Say I have a DataFrame called mydata where names(mydata) is Symbol[5001] consisting of :y, :x1, :x2, :x3, :x4, … (the other 4995 symbols) … , :x5000.

I want to fit models with the formula ModelFrame(y ~ x1, mydata), ModelFrame(y ~ x2, mydata), etc. until ModelFrame(y ~ x5000, mydata). ModelFrame can be switched to glm or lmm as I believe they use the same formula.jl code.

How do I create a model such that I can do something like ModelFrame(y ~ names(mydata)[x], mydata) where x is any number? This would allow looping over variables. However, I’m not really sure what type of variable is being given after the tilde because ModelFrame(y ~ names(mydata)[2], mydata), ModelFrame(y ~ Symbol(:x1), mydata), or ModelFrame(y ~“x1”, mydata) don’t work.

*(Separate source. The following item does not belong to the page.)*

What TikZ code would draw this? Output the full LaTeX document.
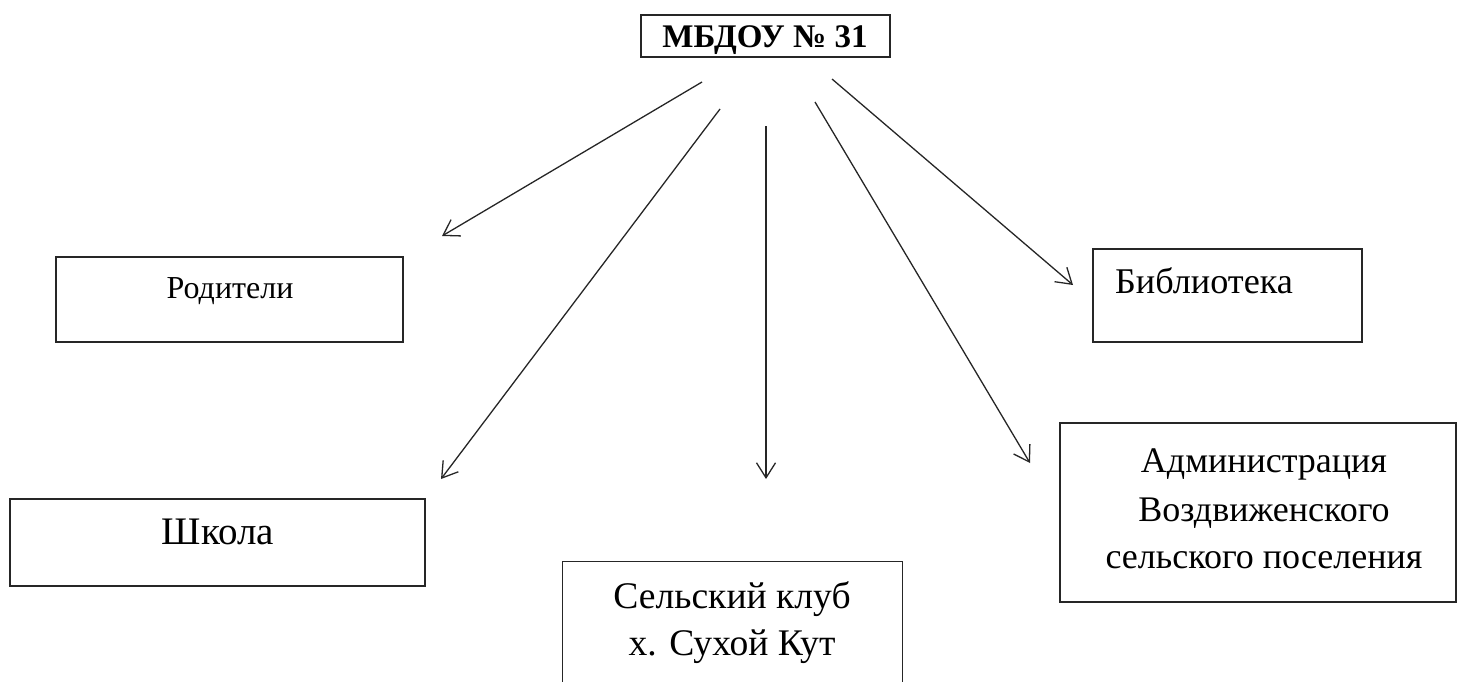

You can use interpolation. Here some minimal examples using Symbols or Strings

julia> names = [:a,:b,:c]
3-element Array{Symbol,1}:

julia> y ~ $(names[2])
Formula: y ~ b

julia> names_str = ["a","b","c"]
3-element Array{String,1}:

julia> y ~ $(Symbol(names_str[2]))
Formula: y ~ b


A bit of trivia: When you open up Julia and don’t import any package you can see that the syntax still works but throws an error

julia> y ~ x
ERROR: UndefVarError: @~ not defined

So what is happening is that y ~ x + z is just a syntax sugar for the macro @~ y x + z

julia> :(y ~ x)
:(@~ y x)

julia> :(y ~ x + y)
:(@~ y x + y)

This is the reason why things were unintuitive for you, because the code you typed was not evaluated, but instead just passed as an expression to the macro implementation.